Indiana Bankruptcy Laws: What are the laws regarding bankruptcy in the State of Indiana?
Bankruptcy is a situation that anyone can face in their lives. There are various scenarios, ranging from medical to failed businesses or natural disasters that could lead people bankrupt. Although if you happen to find yourself in a situation where you are in debt and owe money to the people you have borrowed from, then finances may become a problem for you.
The person who owes the money is called the ‘debtor,' as they are in debt. The person or people to whom the money is owed are known as ‘creditors.' There are situations where collectors may harass a debtor or use a collection agency to reclaim the amount they are owed. Filing for bankruptcy can immediately prevent creditors from harassing you. Bankruptcy laws encompass federal and state laws, and therefore all citizens of the United States must abide by its terms.
What are the bankruptcy laws in Indiana?
There are two main kinds of bankruptcy laws that you need to be aware of if you are thinking of filing for bankruptcy in Indiana.
- Chapter 7: If you file for a Chapter 7 bankruptcy, then your debt can be discharged, and you will be free from credit collection. There is no repayment plan. Your property, possessions, and assets will be seized and either sold off or auctioned to pay off your debt. There is no need to fear to lose all your property – there are certain assets which will be exempt, and you will be allowed to keep for yourself. There are certain eligibility criteria you must meet to apply for Chapter 7 bankruptcy. One of these is that your income must not be very high and you should not be the owner of a large number of properties or assets.

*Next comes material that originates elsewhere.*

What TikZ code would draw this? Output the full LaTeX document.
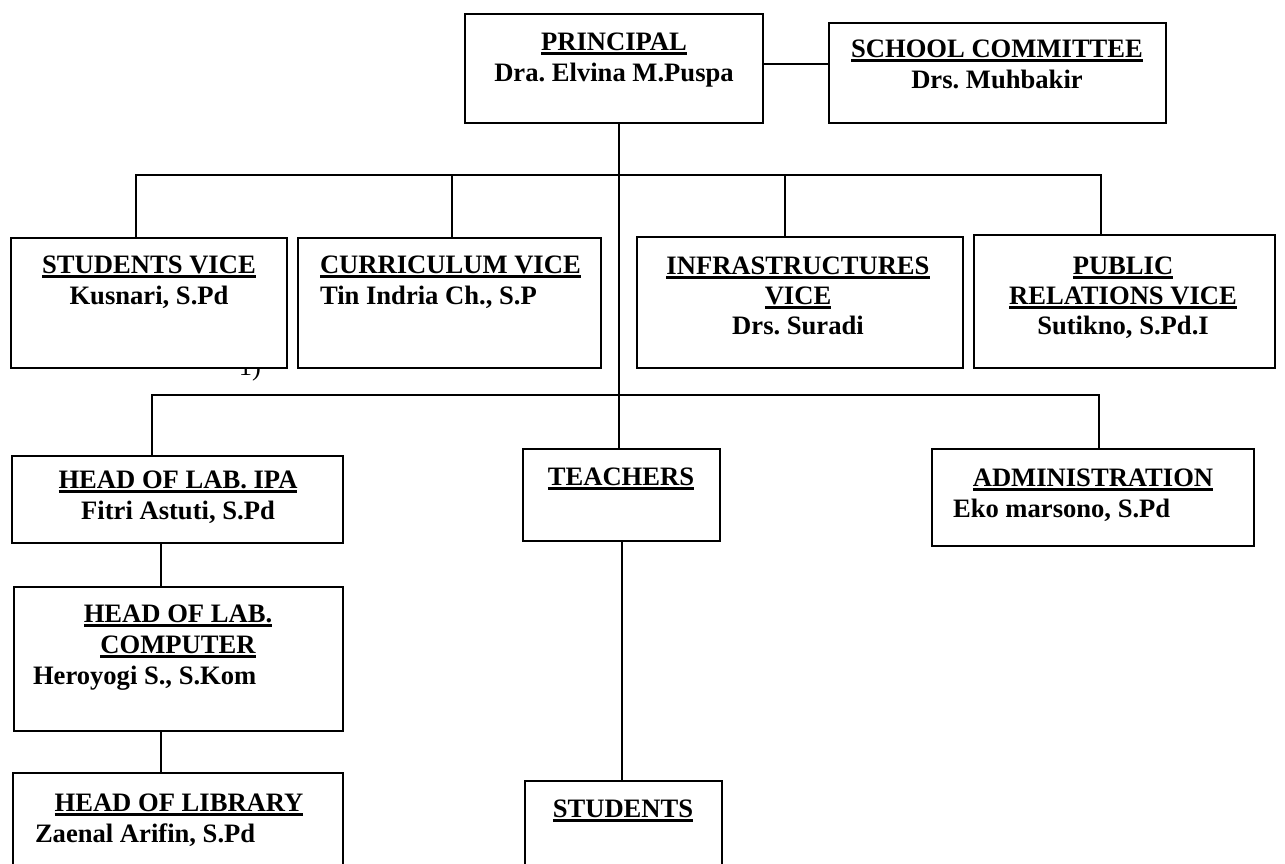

- Chapter 13: If you file for a Chapter 13 bankruptcy, then you are signing up for a repayment plan where you are expected to pay back your debt in full. In this kind of bankruptcy, you do not lose your property or assets, and they are not liquidated to pay off your debts. To apply for Chapter 13 bankruptcy, you must first show that you have enough income to repay your debts under a repayment plan. A judge will review your application, and if permission is granted, then you will be provided with a plan indicating the terms of your repayment. The amount you pay according to the installment goes to a trustee. The trustee then provides that amount to the creditor. People filing for Chapter 13 bankruptcy are expected to pay back their creditors in full. It is also possible that you will have to provide your disposable income to the creditors for a period of up to five years provided you have not been able to stick to your repayment plans.
Why you should file for bankruptcy
Declaring bankruptcy can help you reinstate your financial situation. It allows the governments – federal and state laws – to step in and provide you assistance. Creditors will no longer be able to disturb and harass you, and places of employment or public agencies cannot act against you either. The state of Indiana does not follow community-property laws. Hence when applying for bankruptcy, you cannot also be held liable for your spouse's debts unless they volunteer to assume them. A way in which they can do this is if both of you sign the same loan. If residency laws in Indiana stop you from filing for bankruptcy under the state's laws, then you can instead apply under federal regulations.